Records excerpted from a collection
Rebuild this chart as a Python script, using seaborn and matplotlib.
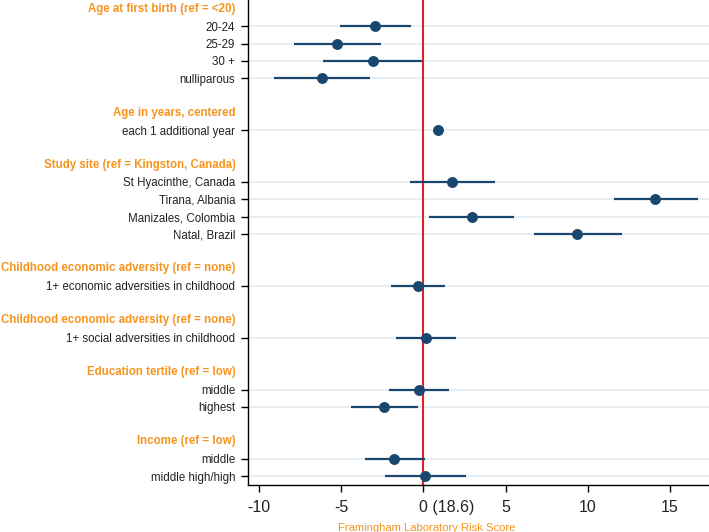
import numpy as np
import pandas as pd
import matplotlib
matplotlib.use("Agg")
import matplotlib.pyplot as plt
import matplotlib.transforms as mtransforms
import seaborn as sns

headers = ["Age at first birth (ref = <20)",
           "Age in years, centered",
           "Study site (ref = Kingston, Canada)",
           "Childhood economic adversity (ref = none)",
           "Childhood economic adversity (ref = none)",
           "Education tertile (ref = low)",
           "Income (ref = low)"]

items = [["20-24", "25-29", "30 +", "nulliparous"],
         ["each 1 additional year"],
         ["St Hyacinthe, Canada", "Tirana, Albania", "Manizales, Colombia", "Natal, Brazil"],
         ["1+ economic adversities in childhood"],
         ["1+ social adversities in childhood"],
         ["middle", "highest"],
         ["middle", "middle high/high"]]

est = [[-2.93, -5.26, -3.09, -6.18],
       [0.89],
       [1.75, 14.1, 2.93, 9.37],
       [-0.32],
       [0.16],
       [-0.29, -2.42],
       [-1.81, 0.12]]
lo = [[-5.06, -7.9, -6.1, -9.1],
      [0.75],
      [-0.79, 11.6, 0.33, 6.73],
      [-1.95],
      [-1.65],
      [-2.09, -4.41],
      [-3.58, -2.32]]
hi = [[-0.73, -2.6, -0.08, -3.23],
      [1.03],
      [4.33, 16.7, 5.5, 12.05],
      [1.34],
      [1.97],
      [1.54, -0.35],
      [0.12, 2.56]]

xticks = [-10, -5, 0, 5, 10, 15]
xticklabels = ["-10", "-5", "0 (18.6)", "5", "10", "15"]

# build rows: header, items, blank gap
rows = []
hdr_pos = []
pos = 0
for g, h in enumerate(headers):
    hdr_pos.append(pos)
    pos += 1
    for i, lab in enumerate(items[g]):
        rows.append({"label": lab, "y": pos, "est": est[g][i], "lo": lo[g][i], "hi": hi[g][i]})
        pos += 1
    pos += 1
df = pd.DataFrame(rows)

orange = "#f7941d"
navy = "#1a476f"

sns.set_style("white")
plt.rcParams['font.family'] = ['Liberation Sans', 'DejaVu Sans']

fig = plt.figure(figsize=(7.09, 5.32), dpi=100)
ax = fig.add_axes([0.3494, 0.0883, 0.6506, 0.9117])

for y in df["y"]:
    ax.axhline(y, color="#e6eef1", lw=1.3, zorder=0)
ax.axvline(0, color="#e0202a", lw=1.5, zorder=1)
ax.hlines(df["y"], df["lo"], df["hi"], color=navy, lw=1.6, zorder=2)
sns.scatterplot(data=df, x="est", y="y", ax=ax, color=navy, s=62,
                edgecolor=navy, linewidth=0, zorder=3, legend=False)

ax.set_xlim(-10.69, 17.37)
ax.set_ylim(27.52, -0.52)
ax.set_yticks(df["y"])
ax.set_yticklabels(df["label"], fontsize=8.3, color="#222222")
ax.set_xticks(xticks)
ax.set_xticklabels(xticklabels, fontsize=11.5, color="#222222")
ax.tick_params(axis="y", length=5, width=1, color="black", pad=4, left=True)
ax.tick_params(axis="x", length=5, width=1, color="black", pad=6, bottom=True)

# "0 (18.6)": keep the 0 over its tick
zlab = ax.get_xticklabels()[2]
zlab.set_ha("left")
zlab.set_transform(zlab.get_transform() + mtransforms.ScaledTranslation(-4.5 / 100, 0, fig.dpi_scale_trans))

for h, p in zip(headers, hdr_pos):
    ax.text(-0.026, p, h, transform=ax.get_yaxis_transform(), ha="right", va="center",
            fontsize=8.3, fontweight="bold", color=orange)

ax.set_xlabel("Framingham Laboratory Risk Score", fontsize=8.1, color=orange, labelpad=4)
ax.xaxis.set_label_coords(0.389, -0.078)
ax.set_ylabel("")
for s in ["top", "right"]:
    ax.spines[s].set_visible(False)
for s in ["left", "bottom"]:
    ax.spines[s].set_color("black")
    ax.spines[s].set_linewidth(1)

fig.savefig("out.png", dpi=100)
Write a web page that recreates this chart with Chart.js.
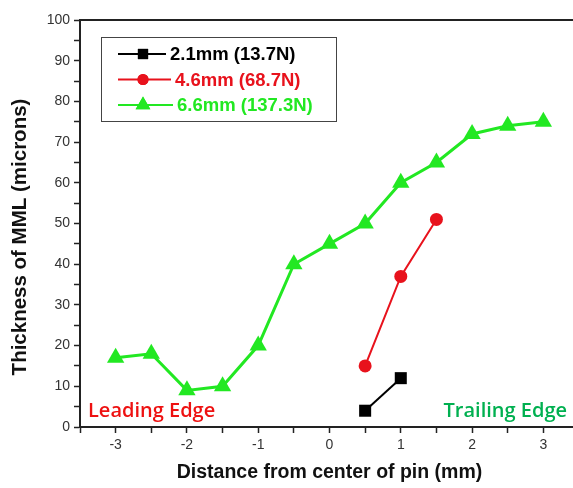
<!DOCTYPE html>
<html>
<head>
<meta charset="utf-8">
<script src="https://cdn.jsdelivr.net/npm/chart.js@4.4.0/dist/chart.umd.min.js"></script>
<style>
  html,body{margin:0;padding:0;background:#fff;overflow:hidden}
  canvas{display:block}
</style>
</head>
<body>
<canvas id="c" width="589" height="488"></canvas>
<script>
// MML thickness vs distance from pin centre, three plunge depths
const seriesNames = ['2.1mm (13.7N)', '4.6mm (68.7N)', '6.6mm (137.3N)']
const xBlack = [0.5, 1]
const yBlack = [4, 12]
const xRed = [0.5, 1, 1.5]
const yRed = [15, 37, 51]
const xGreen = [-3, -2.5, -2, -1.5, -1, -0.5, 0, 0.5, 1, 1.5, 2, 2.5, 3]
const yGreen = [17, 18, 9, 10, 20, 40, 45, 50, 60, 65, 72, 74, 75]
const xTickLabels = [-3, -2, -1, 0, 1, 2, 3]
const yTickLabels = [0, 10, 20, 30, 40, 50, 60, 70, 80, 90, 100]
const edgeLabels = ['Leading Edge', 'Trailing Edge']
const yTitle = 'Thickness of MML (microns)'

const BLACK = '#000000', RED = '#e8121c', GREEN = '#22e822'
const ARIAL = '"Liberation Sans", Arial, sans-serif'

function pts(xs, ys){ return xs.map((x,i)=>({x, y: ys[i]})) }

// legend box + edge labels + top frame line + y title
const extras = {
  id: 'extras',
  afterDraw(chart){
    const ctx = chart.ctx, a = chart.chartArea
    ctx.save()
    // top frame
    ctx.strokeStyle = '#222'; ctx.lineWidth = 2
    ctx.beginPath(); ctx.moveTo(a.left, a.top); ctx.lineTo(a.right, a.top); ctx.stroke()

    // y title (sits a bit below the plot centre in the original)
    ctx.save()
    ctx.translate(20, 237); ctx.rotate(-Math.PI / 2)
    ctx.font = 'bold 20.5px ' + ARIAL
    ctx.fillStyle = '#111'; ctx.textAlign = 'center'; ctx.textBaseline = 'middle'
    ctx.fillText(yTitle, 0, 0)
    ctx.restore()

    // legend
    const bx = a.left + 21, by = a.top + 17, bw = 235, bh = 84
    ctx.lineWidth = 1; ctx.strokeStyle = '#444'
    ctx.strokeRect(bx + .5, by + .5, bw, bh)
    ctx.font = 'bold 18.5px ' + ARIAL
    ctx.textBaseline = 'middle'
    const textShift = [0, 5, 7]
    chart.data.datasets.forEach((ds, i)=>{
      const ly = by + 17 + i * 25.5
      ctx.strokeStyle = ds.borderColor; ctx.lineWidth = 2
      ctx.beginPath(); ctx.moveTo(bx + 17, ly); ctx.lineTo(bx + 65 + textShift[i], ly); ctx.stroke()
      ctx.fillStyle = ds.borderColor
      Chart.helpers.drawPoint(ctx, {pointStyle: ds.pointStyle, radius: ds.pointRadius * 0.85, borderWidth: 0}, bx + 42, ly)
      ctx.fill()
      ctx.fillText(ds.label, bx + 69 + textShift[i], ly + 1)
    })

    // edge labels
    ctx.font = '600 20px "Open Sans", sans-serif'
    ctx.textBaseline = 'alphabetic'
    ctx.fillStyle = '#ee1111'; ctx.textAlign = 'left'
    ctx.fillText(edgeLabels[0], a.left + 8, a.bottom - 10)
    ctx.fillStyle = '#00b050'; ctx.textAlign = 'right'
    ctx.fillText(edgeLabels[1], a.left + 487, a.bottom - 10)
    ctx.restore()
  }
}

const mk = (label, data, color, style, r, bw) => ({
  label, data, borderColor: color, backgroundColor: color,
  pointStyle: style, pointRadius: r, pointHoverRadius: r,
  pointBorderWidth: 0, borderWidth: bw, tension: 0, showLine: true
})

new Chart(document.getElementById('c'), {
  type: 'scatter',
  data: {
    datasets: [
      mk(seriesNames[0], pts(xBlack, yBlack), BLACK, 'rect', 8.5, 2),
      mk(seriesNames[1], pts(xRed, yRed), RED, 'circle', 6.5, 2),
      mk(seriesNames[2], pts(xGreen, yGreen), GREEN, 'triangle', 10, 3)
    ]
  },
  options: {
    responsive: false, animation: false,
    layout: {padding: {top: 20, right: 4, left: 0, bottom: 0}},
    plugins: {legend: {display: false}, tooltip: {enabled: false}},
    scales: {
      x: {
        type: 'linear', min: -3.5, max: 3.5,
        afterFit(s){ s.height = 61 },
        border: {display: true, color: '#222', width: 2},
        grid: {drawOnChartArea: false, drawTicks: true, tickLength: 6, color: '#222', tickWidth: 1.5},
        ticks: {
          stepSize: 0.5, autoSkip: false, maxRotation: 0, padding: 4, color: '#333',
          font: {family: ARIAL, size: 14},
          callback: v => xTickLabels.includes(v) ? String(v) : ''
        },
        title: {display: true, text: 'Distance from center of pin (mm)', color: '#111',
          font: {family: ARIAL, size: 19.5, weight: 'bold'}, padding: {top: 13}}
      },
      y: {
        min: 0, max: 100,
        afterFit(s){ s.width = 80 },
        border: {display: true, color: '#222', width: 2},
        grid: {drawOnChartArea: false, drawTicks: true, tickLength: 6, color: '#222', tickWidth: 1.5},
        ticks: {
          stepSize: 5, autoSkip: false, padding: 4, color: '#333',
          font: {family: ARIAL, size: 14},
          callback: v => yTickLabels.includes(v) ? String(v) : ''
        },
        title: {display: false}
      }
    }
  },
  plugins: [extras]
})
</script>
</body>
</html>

[BRIEF]: Find the lines containing "script" and pull them out.

[EXERCISE RESULT]:
Rebuild this chart as a Python script, using seaborn and matplotlib.
<script src="https://cdn.jsdelivr.net/npm/chart.js@4.4.0/dist/chart.umd.min.js"></script>
<script>
</script>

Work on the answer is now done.